The Government Says Trump Lied About Terrorists Coming Over The Border

By Mark Hosenball and Jonathan Landay

WASHINGTON (Reuters) – President Donald Trump said on Tuesday that U.S. authorities had “caught 10 terrorists,” citing it as a reason for why the United States should build a wall on its Mexican border, but four government sources said there was no recent evidence of terrorism suspects being caught along the border.

A senior U.S. counterterrorism official, speaking on condition of anonymity because of the sensitivity of the issue, said: “We do not have evidence of known or suspected foreign terrorist organizations trying to infiltrate the southern U.S. border.”

Three national security officials agreed with that view, saying they knew of no recent border-related arrests. The three officials also asked not to be identified.

In a contentious White House meeting on Tuesday with House Democratic leader Nancy Pelosi and Senate Democratic leader Chuck Schumer, Trump demanded $5 billion in taxpayer funding for his wall, threatening a federal shutdown if he did not get the money.

“People are pouring into our country, including terrorists,” he said. “We have terrorists. We caught 10 terrorists over the last very short period of time. Ten. These are very serious people.
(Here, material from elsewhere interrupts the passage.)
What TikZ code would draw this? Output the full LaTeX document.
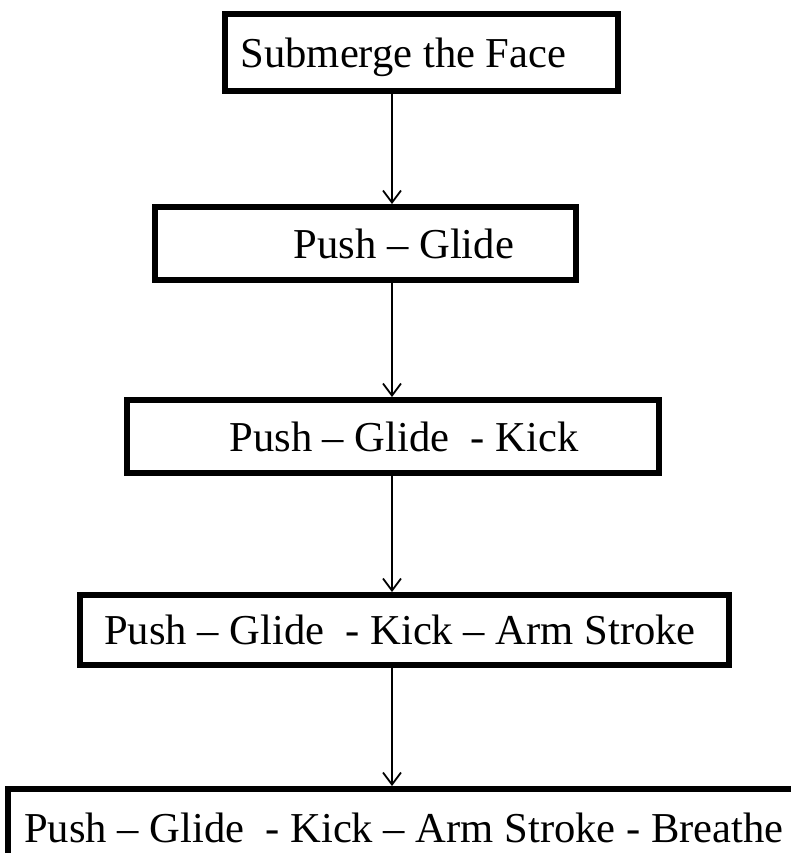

Our border agents, all of our law enforcement has been incredible what they’ve done. … We need the wall.”

The president did not say when or where the “terrorists” were caught. The White House did not immediately respond to a request for comment about his remarks.

One national security source said U.S. authorities had in recent years captured one terrorism suspect trying to cross into the United States over a land border.

Department of Homeland Security Kirstjen Nielsen said on June 12 at a security forum that her agency identifies and stops terrorists worldwide who would otherwise go undetected.

“In fact, on average, my department now blocks 10 known or suspected terrorists a day from traveling to or attempting to enter the United States,” she said.

Ahead of Nov. 6 congressional elections, Trump and his allies said the United States was under threat from a caravan of migrants moving north mostly from Central America toward the U.S.-Mexico border. He also said, without providing evidence, that “criminals and unknown Middle Easterners” were mixed in with the caravan, a claim immigration advocates disputed.

Days before the elections, Trump ordered more than 5,000 troops to the border.

Democrats have proposed $1.3 billion in spending on general border security as part of a package that must pass by Dec. 21 to avert a partial shutdown of the federal government.